## BEGIN

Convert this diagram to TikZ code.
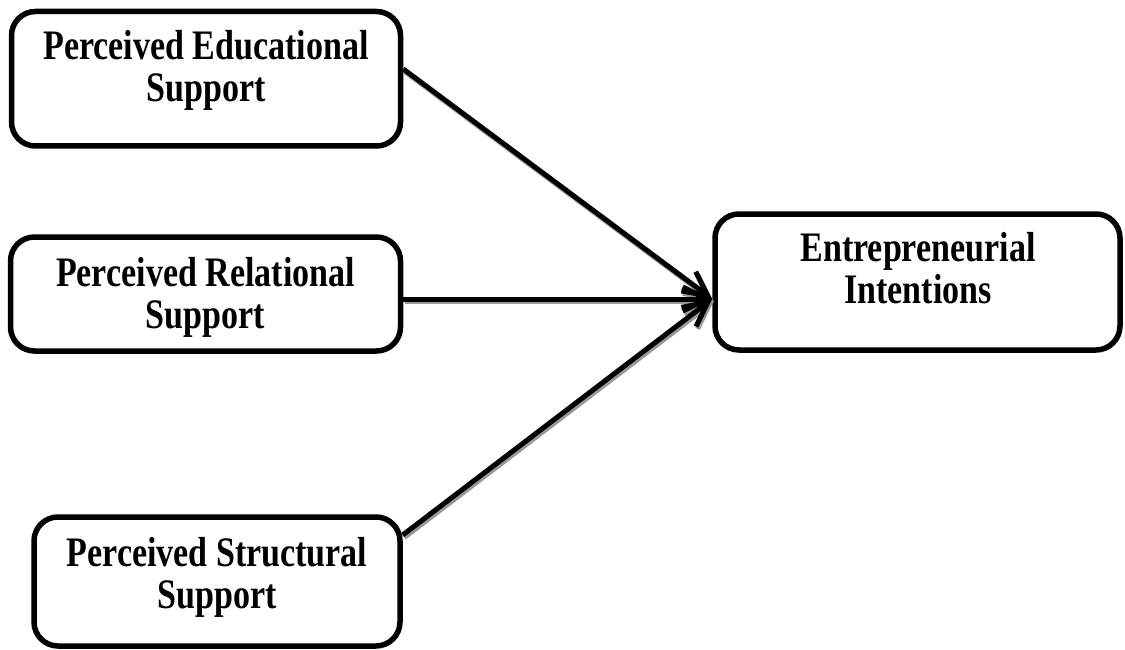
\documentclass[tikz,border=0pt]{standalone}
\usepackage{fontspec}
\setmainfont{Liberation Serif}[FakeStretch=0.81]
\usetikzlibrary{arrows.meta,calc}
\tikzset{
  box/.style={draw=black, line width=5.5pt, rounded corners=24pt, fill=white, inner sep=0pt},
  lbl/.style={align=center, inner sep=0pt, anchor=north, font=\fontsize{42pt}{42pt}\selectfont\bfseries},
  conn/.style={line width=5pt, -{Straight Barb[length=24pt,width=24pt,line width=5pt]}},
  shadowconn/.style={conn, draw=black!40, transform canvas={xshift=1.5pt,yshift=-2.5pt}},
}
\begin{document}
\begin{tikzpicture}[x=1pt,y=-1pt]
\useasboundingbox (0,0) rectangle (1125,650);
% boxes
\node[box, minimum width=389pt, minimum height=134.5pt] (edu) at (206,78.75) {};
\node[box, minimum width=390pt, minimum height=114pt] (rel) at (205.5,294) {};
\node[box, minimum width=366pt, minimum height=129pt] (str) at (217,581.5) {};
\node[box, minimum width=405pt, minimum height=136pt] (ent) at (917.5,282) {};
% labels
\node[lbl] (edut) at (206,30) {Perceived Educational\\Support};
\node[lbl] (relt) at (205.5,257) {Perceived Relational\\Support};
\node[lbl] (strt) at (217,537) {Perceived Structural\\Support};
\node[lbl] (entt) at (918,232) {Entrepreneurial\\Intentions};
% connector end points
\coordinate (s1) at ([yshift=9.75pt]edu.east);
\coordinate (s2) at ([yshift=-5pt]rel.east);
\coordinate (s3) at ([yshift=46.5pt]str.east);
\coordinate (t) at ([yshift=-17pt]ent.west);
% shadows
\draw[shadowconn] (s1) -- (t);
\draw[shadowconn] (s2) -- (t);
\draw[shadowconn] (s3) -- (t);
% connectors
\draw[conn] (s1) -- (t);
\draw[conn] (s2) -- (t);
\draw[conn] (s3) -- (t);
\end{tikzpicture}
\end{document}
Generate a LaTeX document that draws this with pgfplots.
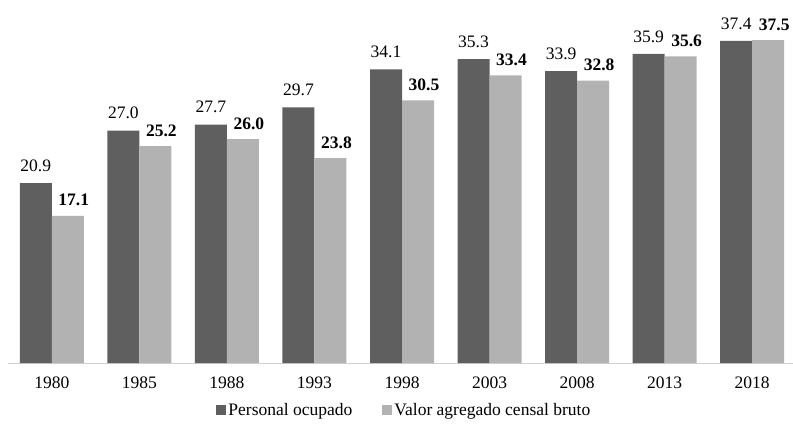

## END

Return all lines containing "this".

Convert this diagram to TikZ code.
Generate a LaTeX document that draws this with pgfplots.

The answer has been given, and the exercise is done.